------ Data excerpt ------

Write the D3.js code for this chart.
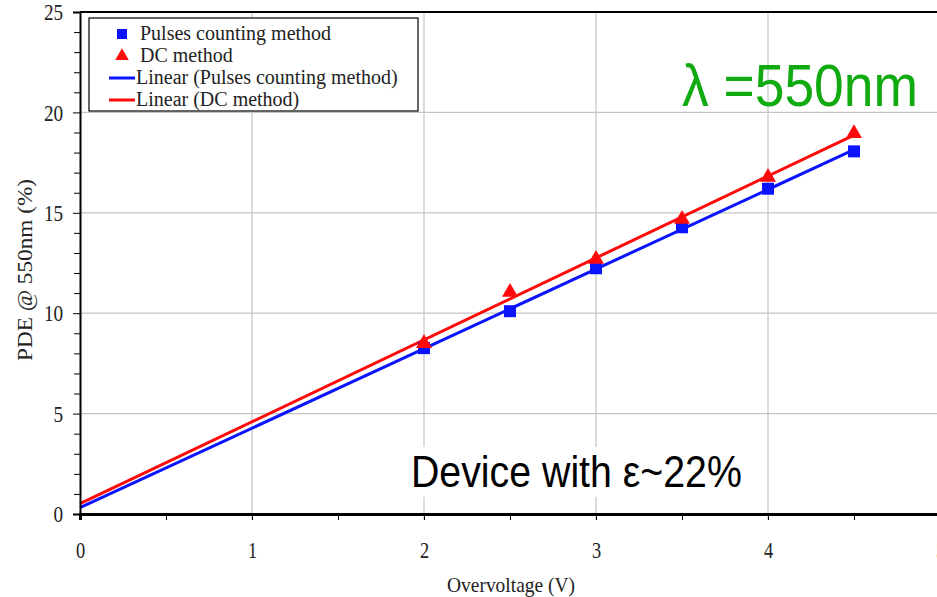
<!DOCTYPE html>
<html>
<head>
<meta charset="utf-8">
<script src="https://cdn.jsdelivr.net/npm/d3@7"></script>
<style>
  body { margin: 0; background: #fff; }
  svg { display: block; }
</style>
</head>
<body>
<div id="chart"></div>
<script>
const overvoltage = [2, 2.5, 3, 3.5, 4, 4.5];
const pulsesPDE = [8.26, 10.1, 12.24, 14.28, 16.2, 18.06];
const dcPDE = [8.5, 11.05, 12.69, 14.68, 16.77, 18.95];
const xTicks = [0, 1, 2, 3, 4, 5];
const yTicks = [0, 5, 10, 15, 20, 25];
const legendLabels = ["Pulses counting method", "DC method", "Linear (Pulses counting method)", "Linear (DC method)"];

const W = 937, H = 597;
const margin = { top: 12, right: -3, bottom: 83, left: 80 };
const width = W - margin.left - margin.right;
const height = H - margin.top - margin.bottom;

const svg = d3.select("#chart").append("svg")
    .attr("width", W)
    .attr("height", H);

const g = svg.append("g")
    .attr("transform", `translate(${margin.left},${margin.top})`);

const x = d3.scaleLinear().domain([0, 5]).range([0, width]);
const y = d3.scaleLinear().domain([0, 25]).range([height, 0]);

// least squares trendline, like the spreadsheet "Linear" trendline
function linearFit(xs, ys) {
    const mx = d3.mean(xs), my = d3.mean(ys);
    const sxy = d3.sum(xs, (v, i) => (v - mx) * (ys[i] - my));
    const sxx = d3.sum(xs, v => (v - mx) * (v - mx));
    const slope = sxy / sxx;
    return { slope, intercept: my - slope * mx };
}

// squeeze a text horizontally to a given width, keeping its left edge
function fitWidth(sel, x0, y0, w) {
    const natural = sel.node().getComputedTextLength();
    const k = w / natural;
    sel.attr("x", 0).attr("y", 0)
        .attr("transform", `translate(${x0},${y0}) scale(${k},1)`);
}

// grid
g.append("g")
    .selectAll("line")
    .data(xTicks.slice(1))
    .enter().append("line")
    .attr("x1", d => x(d)).attr("x2", d => x(d))
    .attr("y1", 0).attr("y2", height + 6)
    .attr("stroke", "#c4c4c4").attr("stroke-width", 1.2);

g.append("g")
    .selectAll("line")
    .data(yTicks.slice(1, -1))
    .enter().append("line")
    .attr("x1", 0).attr("x2", width)
    .attr("y1", d => y(d)).attr("y2", d => y(d))
    .attr("stroke", "#c4c4c4").attr("stroke-width", 1.2);

// annotation text with white backing (hides grid behind it)
const devText = g.append("text")
    .attr("font-family", "Liberation Sans, Arial, sans-serif")
    .attr("font-size", 44)
    .attr("fill", "#000")
    .text("Device with ε~22%");
fitWidth(devText, 331, y(1.35), 331);
g.insert("rect", "text")
    .attr("x", 325).attr("y", y(1.35) - 40)
    .attr("width", 343).attr("height", 50)
    .attr("fill", "#fff");

const lambdaText = g.append("text")
    .attr("font-family", "Liberation Sans, Arial, sans-serif")
    .attr("font-size", 60)
    .attr("fill", "#11aa11")
    .text("λ =550nm");
fitWidth(lambdaText, 602, y(20.3), 236);

// trendlines
const series = [
    { ys: pulsesPDE, color: "#0a14ff" },
    { ys: dcPDE, color: "#ff0a0a" }
];
series.forEach(s => {
    const f = linearFit(overvoltage, s.ys);
    const x0 = 0, x1 = d3.max(overvoltage);
    g.append("line")
        .attr("x1", x(x0)).attr("y1", y(f.intercept + f.slope * x0))
        .attr("x2", x(x1)).attr("y2", y(f.intercept + f.slope * x1))
        .attr("stroke", s.color)
        .attr("stroke-width", 3);
});

// markers
g.selectAll(".sq")
    .data(overvoltage.map((v, i) => [v, pulsesPDE[i]]))
    .enter().append("rect")
    .attr("class", "sq")
    .attr("x", d => x(d[0]) - 6).attr("y", d => y(d[1]) - 6)
    .attr("width", 12).attr("height", 12)
    .attr("fill", "#0a14ff");

const tri = d3.symbol().type(d3.symbolTriangle).size(110);
g.selectAll(".tri")
    .data(overvoltage.map((v, i) => [v, dcPDE[i]]))
    .enter().append("path")
    .attr("class", "tri")
    .attr("transform", d => `translate(${x(d[0])},${y(d[1])})`)
    .attr("d", tri)
    .attr("fill", "#ff0a0a");

// axes
const serif = "Liberation Serif, Times New Roman, serif";

const yAxis = g.append("g")
    .call(d3.axisLeft(y).tickValues(yTicks).tickSize(7).tickPadding(14).tickFormat(d3.format("d")));
yAxis.select(".domain").attr("stroke-width", 2);
yAxis.selectAll("text")
    .attr("font-family", serif).attr("font-size", 24).attr("fill", "#222")
    .attr("transform", "scale(0.8,1)");
g.append("g")
    .call(d3.axisLeft(y).tickValues(d3.range(0, 26).filter(v => v % 5 !== 0)).tickSize(6).tickFormat(""))
    .select(".domain").remove();

const xAxis = g.append("g")
    .attr("transform", `translate(0,${height})`)
    .call(d3.axisBottom(x).tickValues(xTicks).tickSize(6).tickPadding(22).tickFormat(d3.format("d")));
xAxis.select(".domain").attr("stroke-width", 3);
xAxis.selectAll("text")
    .attr("font-family", serif).attr("font-size", 23).attr("fill", "#222")
    .attr("transform", "scale(0.8,1)");
g.append("g")
    .attr("transform", `translate(0,${height})`)
    .call(d3.axisBottom(x).tickValues(d3.range(0.5, 5, 1)).tickSize(6).tickFormat(""))
    .select(".domain").remove();

// top border
g.append("line")
    .attr("x1", 0).attr("x2", width)
    .attr("y1", 0).attr("y2", 0)
    .attr("stroke", "#000").attr("stroke-width", 2);

// axis titles
svg.append("text")
    .attr("x", 511).attr("y", 592)
    .attr("text-anchor", "middle")
    .attr("font-family", serif).attr("font-size", 21).attr("fill", "#222")
    .attr("textLength", 128)
    .attr("lengthAdjust", "spacingAndGlyphs")
    .text("Overvoltage (V)");

svg.append("text")
    .attr("transform", `translate(32,270) rotate(-90)`)
    .attr("text-anchor", "middle")
    .attr("font-family", serif).attr("font-size", 22).attr("fill", "#222")
    .attr("textLength", 182)
    .attr("lengthAdjust", "spacingAndGlyphs")
    .text("PDE @ 550nm (%)");

// legend
const legend = svg.append("g").attr("transform", "translate(89,18)");
legend.append("rect")
    .attr("width", 329).attr("height", 93)
    .attr("fill", "#fff").attr("stroke", "#000").attr("stroke-width", 1.2);

const rowY = [16, 38, 60, 82];
legendLabels.forEach((lab, i) => {
    const row = legend.append("g").attr("transform", `translate(0,${rowY[i]})`);
    if (i === 0) {
        row.append("rect").attr("x", 28).attr("y", -5).attr("width", 10).attr("height", 10).attr("fill", "#0a14ff");
    } else if (i === 1) {
        row.append("path").attr("transform", "translate(33,0)")
            .attr("d", d3.symbol().type(d3.symbolTriangle).size(80)).attr("fill", "#ff0a0a");
    } else {
        row.append("line").attr("x1", 20).attr("x2", 46).attr("y1", 0).attr("y2", 0)
            .attr("stroke", i === 2 ? "#0a14ff" : "#ff0a0a").attr("stroke-width", 3);
    }
    row.append("text")
        .attr("x", i < 2 ? 51 : 47).attr("y", 6)
        .attr("font-family", serif).attr("font-size", 20).attr("fill", "#222")
        .text(lab);
});
</script>
</body>
</html>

------

**Goal**
In the lines above, find each one with "chart" and list it.

**Output for this task**
Write the D3.js code for this chart.
<div id="chart"></div>
const svg = d3.select("#chart").append("svg")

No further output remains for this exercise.